Monday, October 15, 2012

Writing is Hard

I use the idea of pushing through pain a lot when I’m teaching.  Maybe it’s because so many of my students claim to experience physical pain while taking my class.  Their brain hurts when they read Julius Caesar.  Their hands hurt when they’re writing their essays.  They claim the research papers deaden their souls, which sounds pretty painful to me. But my response is always the same.  Difficult things hurt but are the most rewarding when accomplished.

I’ve run six marathons. They hurt every single time. The first time I ran twenty miles was the most painful experience I’d ever had – even more so than my knee surgery. I remember the last couple of miles feeling like there were needles embedded in my quads. I’m really not exaggerating. It was the lactic acid building up, but I didn’t care what the hell was actually causing it. I just wanted it to stop.

But I didn’t stop. So when I stepped up to the starting line of that first marathon, I was ready. Of course, I was only beginning to learn about pain. 26.2 miles is somehow infinitely more painful than 20.  It wasn’t pretty.  It hurt.  I made rookie mistakes that made it hurt worse.  At around mile twenty-three or so, I totally understood why people curled up in the snow and died. I was that tired.  I wanted to collapse on the side of the rode and sleep. But I didn’t.

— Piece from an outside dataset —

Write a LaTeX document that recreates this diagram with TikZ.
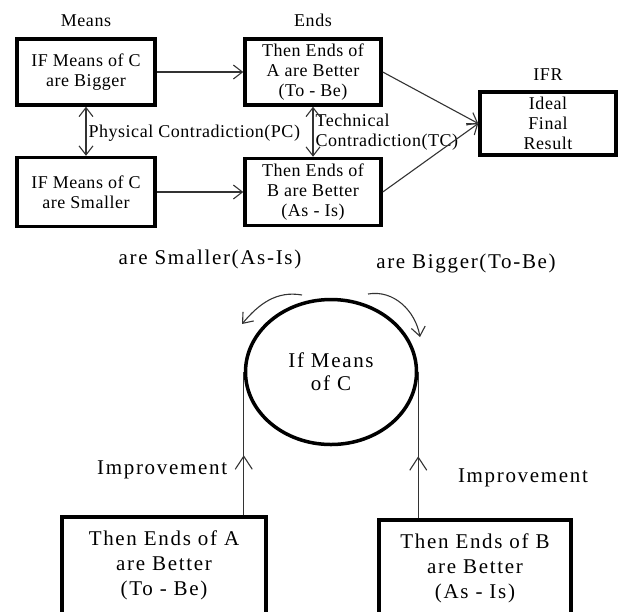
\documentclass[tikz,border=0pt]{standalone}
\usepackage{fontspec}
\setmainfont{Liberation Serif}
\newfontfamily\topfont[LetterSpace=3]{Liberation Serif}
\newfontfamily\lowfont[LetterSpace=8]{Liberation Serif}
\usetikzlibrary{positioning,shapes.geometric,arrows.meta}

\begin{document}
\begin{tikzpicture}[x=1pt, y=-1pt,
                    >={Straight Barb[length=9pt,width=14pt]},
                    line width=1.1pt,
                    ]
    \tikzstyle{box}=[draw=black, line width=3.5pt, align=center, inner sep=0pt]
    \tikzstyle{toptext}=[font=\topfont\fontsize{18}{20}\selectfont]
    \tikzstyle{lowtext}=[font=\lowfont\fontsize{21}{25}\selectfont]
    \tikzstyle{means}=[box, toptext, minimum width=138pt]
    \tikzstyle{ends}=[box, toptext, minimum width=136pt]
    \tikzstyle{result}=[box, lowtext];
    \tikzstyle{caption}=[toptext, inner sep=0pt];
    \tikzstyle{link}=[draw=black!80, ->];
    \tikzstyle{plain}=[draw=black!80];
    \tikzstyle{uplink}=[draw=black!80, -{Straight Barb[length=13pt,width=17pt]}];

    \useasboundingbox (0,0) rectangle (620,611);
    \clip (0,0) rectangle (620,611);

    % means and ends
    \node[means, minimum height=66pt] (bigger) at (86,72) {IF Means of C\\are Bigger};
    \node[means, minimum height=69pt] (smaller) at (86,192) {IF Means of C\\are Smaller};
    \node[ends, minimum height=66pt] (endsA) at (313,72) {Then Ends of\\A are Better\\(To - Be)};
    \node[ends, minimum height=67pt] (endsB) at (313,192) {Then Ends of\\B are Better\\(As - Is)};
    \node[ends, minimum height=63pt] (ifr) at (548,123.5) {Ideal\\Final\\Result};

    \node[caption, above=10pt of bigger] (meanshead) {Means};
    \node[caption, above=10pt of endsA] (endshead) {Ends};
    \node[caption, above=9pt of ifr] (ifrhead) {IFR};
    \node[caption, anchor=west] (pc) at (88,133) {Physical Contradiction(PC)};
    \node[caption, anchor=west, align=left] (tc) at (315,132) {Technical\\Contradiction(TC)};

    \path[link] (bigger) -- (endsA);
    \path[link] (smaller) -- (endsB);
    \path[link, <->] (bigger) -- (smaller);
    \path[link, <->] (endsA) -- (endsB);
    \path[link] (endsA.east) -- (ifr.west);
    \path[link] (endsB.east) -- (ifr.west);

    % circle of C
    \node[draw=black, line width=3.5pt, ellipse, minimum width=171pt, minimum height=145pt,
          align=center, inner sep=0pt, font=\lowfont\fontsize{21}{23}\selectfont] (core) at (331,372) {If Means\\of C};
    \node[lowtext] (smallhead) at (210,259) {are Smaller(As-Is)};
    \node[lowtext] (bighead) at (466,263) {are Bigger(To-Be)};
    \coordinate (smallfrom) at (302,295);
    \coordinate (smallto) at (242,324);
    \coordinate (bigfrom) at (368,294);
    \coordinate (bigto) at (420,337);
    \path[link] (smallfrom) to[out=170, in=50] (smallto);
    \path[link] (bigfrom) to[out=10, in=100] (bigto);

    \node[result, minimum width=204pt, minimum height=97pt] (resA) at (164,565.5) {Then Ends of A\\are Better\\(To - Be)};
    \node[result, minimum width=192pt, minimum height=96pt] (resB) at (475,568) {Then Ends of B\\are Better\\(As - Is)};
    \node[lowtext, anchor=east] (imprA) at (231,470) {Improvement};
    \node[lowtext] (imprB) at (523,478) {Improvement};

    \path[plain] (resA.north -| core.west) -- (core.west);
    \path[uplink] (resA.north -| core.west) -- ++(0,-60) coordinate (tipA);
    \path[plain] (resB.north -| core.east) -- (core.east);
    \path[uplink] (resB.north -| core.east) -- ++(0,-62) coordinate (tipB);
\end{tikzpicture}
\end{document}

I cursed myself and the distance and even the sunshine the last few miles. I vowed to never, ever run a marathon again. I made deals with God.  And I cried.  I cried even harder when I crossed the finish line.  I couldn’t walk very well and my husband was there to make sure I didn’t fall over (it was actually highly probable at that point) but once I’d wiped the tears away, before I’d even made it very far from the finish line, I was ready to sign up for another one. Because the exhilaration and pride that comes with finishing a marathon is like nothing else.  So I’ve done several more, and they’ve hurt less, but not much. And it’s worth it every single time.

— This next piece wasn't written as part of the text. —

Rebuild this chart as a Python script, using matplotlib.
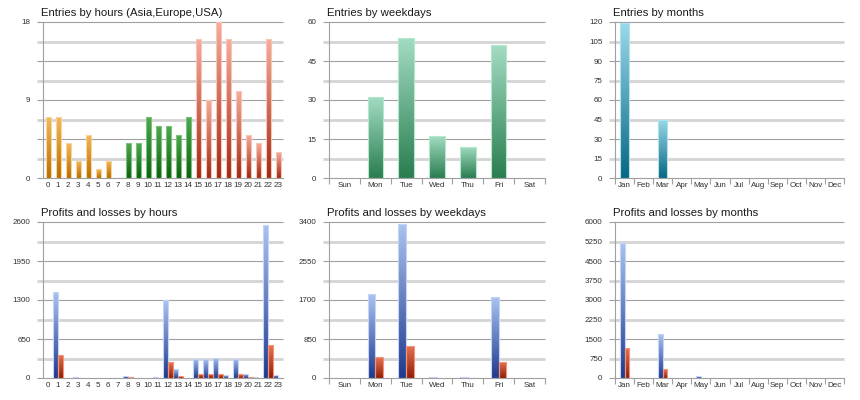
import numpy as np
import matplotlib
matplotlib.use("Agg")
import matplotlib.pyplot as plt
from matplotlib.colors import LinearSegmentedColormap

plt.rcParams['font.family'] = ['Liberation Sans', 'DejaVu Sans']

# ---- data ----
hours = [str(h) for h in range(24)]
entries_hours = [7, 7, 4, 2, 5, 1, 2, 0, 4, 4, 7, 6, 6, 5, 7, 16, 9, 18, 16, 10, 5, 4, 16, 3]
hour_region = ['asia'] * 8 + ['europe'] * 7 + ['usa'] * 9

weekdays = ['Sun', 'Mon', 'Tue', 'Wed', 'Thu', 'Fri', 'Sat']
entries_weekdays = [0, 31, 54, 16, 12, 51, 0]

months = ['Jan', 'Feb', 'Mar', 'Apr', 'May', 'Jun', 'Jul', 'Aug', 'Sep', 'Oct', 'Nov', 'Dec']
entries_months = [119, 0, 45, 0, 0, 0, 0, 0, 0, 0, 0, 0]

profit_hours = [0, 1440, 0, 15, 0, 0, 0, 0, 40, 0, 0, 10, 1300, 145, 0, 322, 311, 334, 44, 317, 72, 10, 2546, 56]
loss_hours = [0, 384, 0, 5, 0, 0, 0, 0, 10, 0, 0, 0, 261, 39, 0, 67, 67, 72, 0, 61, 22, 5, 545, 0]

profit_weekdays = [0, 1823, 3355, 29, 15, 1757, 0]
loss_weekdays = [0, 457, 704, 0, 10, 349, 0]

profit_months = [5205, 0, 1692, 0, 64, 0, 0, 0, 0, 0, 0, 0]
loss_months = [1167, 0, 346, 0, 0, 0, 0, 0, 0, 0, 0, 0]

# colour styles: (top, bottom, edge)
styles = {
    'asia': ('#f2b85a', '#b86e00', '#f8d39a'),
    'europe': ('#4fa84f', '#0f600f', '#7cc47c'),
    'usa': ('#f6ac9c', '#a02a12', '#f8c4b6'),
    'week': ('#a2dcc2', '#2a7e50', '#b4e8cc'),
    'month': ('#9ad8e8', '#086884', '#aee2f0'),
    'profit': ('#aac2f0', '#1f3a8e', '#c4d4f8'),
    'loss': ('#e87454', '#8e1e08', '#f29476'),
}

fig = plt.figure(figsize=(8.6, 4.0), dpi=100)
W, H = 860.0, 400.0
cols = [(43, 240), (329, 216), (615, 229)]
rows = [22, 222]
ph = 156


def gradient_bars(ax, x, vals, width, style):
    top, bottom, edge = styles[style] if isinstance(style, str) else (None, None, None)
    bars = ax.bar(x, vals, width, facecolor='none', edgecolor='none', zorder=3)
    for i, b in enumerate(bars):
        st = style[i] if not isinstance(style, str) else style
        top, bottom, edge = styles[st]
        h = b.get_height()
        if h <= 0:
            continue
        cmap = LinearSegmentedColormap.from_list(st, [bottom, top])
        grad = np.linspace(0, 1, 64).reshape(-1, 1)
        im = ax.imshow(grad, cmap=cmap, origin='lower', aspect='auto',
                       extent=[b.get_x(), b.get_x() + b.get_width(), 0, h],
                       zorder=2.5, interpolation='bilinear')
        im.set_clip_path(b)
        b.set_edgecolor(edge)
        b.set_linewidth(0.8)
    return bars


def setup(ax, cats, ymax, label_every, title, boundary_ticks, width_px):
    levels = np.linspace(0, ymax, 9)
    frac = 6.0 / width_px
    for i, lv in enumerate(levels):
        if i == 0:
            continue
        if i % 2 == 0:
            ax.hlines(lv, -frac, 1, transform=ax.get_yaxis_transform(),
                      color='#a0a0a0', lw=0.8, zorder=1, clip_on=False)
        else:
            ax.hlines(lv, -frac, 1, transform=ax.get_yaxis_transform(),
                      color='#d4d4d4', lw=2.0, zorder=0.5, clip_on=False)
    ax.hlines(0, -frac, 0, transform=ax.get_yaxis_transform(),
              color='#a0a0a0', lw=0.8, clip_on=False)
    ax.set_ylim(0, ymax)
    ax.set_xlim(-0.5, len(cats) - 0.5)
    lab = levels[::label_every]
    ax.set_yticks(lab)
    ax.set_yticklabels(['%d' % v for v in lab])
    ax.tick_params(axis='y', length=0, pad=9, labelsize=5.8, colors='#303030')
    ax.set_xticks(range(len(cats)))
    ax.set_xticklabels(cats)
    ax.tick_params(axis='x', length=0, pad=3, labelsize=5.8, colors='#303030')
    if boundary_ticks:
        ax.set_xticks(np.arange(-0.5, len(cats)), minor=True)
        ax.tick_params(axis='x', which='minor', length=4, color='#a0a0a0', width=0.8)
    for s in ['top', 'right']:
        ax.spines[s].set_visible(False)
    for s in ['left', 'bottom']:
        ax.spines[s].set_color('#a0a0a0')
        ax.spines[s].set_linewidth(0.8)
    ax.set_title(title, loc='left', fontsize=8.2, color='#1a1a1a', pad=4, x=-0.008)


axes = []
for r in rows:
    for (l, w) in cols:
        axes.append(fig.add_axes([l / W, 1 - (r + ph) / H, w / W, ph / H]))

# entries by hours
ax = axes[0]
xh = np.arange(len(hours))
gradient_bars(ax, xh, entries_hours, 0.5, hour_region)
setup(ax, hours, 18, 4, 'Entries by hours (Asia,Europe,USA)', False, 240)

# entries by weekdays
ax = axes[1]
xw = np.arange(len(weekdays))
gradient_bars(ax, xw, entries_weekdays, 0.5, 'week')
setup(ax, weekdays, 60, 2, 'Entries by weekdays', True, 216)

# entries by months
ax = axes[2]
xm = np.arange(len(months))
gradient_bars(ax, xm, entries_months, 0.5, 'month')
setup(ax, months, 120, 1, 'Entries by months', True, 229)

# profits and losses by hours
ax = axes[3]
gradient_bars(ax, xh - 0.235, profit_hours, 0.47, 'profit')
gradient_bars(ax, xh + 0.235, loss_hours, 0.47, 'loss')
setup(ax, hours, 2600, 2, 'Profits and losses by hours', False, 240)

# profits and losses by weekdays
ax = axes[4]
gradient_bars(ax, xw - 0.125, profit_weekdays, 0.25, 'profit')
gradient_bars(ax, xw + 0.125, loss_weekdays, 0.25, 'loss')
setup(ax, weekdays, 3400, 2, 'Profits and losses by weekdays', True, 216)

# profits and losses by months
ax = axes[5]
gradient_bars(ax, xm - 0.125, profit_months, 0.25, 'profit')
gradient_bars(ax, xm + 0.125, loss_months, 0.25, 'loss')
setup(ax, months, 6000, 1, 'Profits and losses by months', True, 229)

fig.savefig('out.png', dpi=100)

Writing is painful. Maybe that’s just me. Maybe you sit down and your Muse is a unicorn who whinnies softly in your ear while the words flow like a swift stream. Not me.  If I have a Muse, she’s more the type to beat the hell out of me and leave me in some back alley, bleeding and cursing the day I was born. 

Don’t get me wrong.  I love writing more than anything.  I love taking words and creating something where there once was nothing.  I love revising too.  I love cutting and pruning until the story is what I'd envisioned.  But along the way there is doubt.  There is fear that I can’t do this story justice.  There is certainty that I’m not good enough to do this.  Sometimes it hurts like hell and I wonder why I ever thought I could do it.

So writing is like running a marathon. It hurts. Sometimes you want to quit. But if you’re lucky, there are people there to keep you from falling. And when you cross that finish line, it’s worth every painful moment. And I’m not talking about the finish line of being published. My book won’t be on shelves for another year. I’m talking about that sense of accomplishment when your own words make your heart race, when someone else loves those words and lets you know just how much, when someone else completely gets your characters.

Writing is hard. Writing is painful. But it’s so worth it.

After the finish of the 2011 RocknRoll New Orleans Marathon.
I look as rough as I felt.


  1. Great post, Sarah!

    I agree with you that getting art out of our heads is like extracting a tooth or something.

    Maybe it's lodged so deeply in your brains that removing it by force makes it ache all the more. :)

    Following now, BTW. Look forward to reading. :)

  2. Thanks! Sometimes it's the challenge that I love so much, but I do have to remind myself this when it gets rough.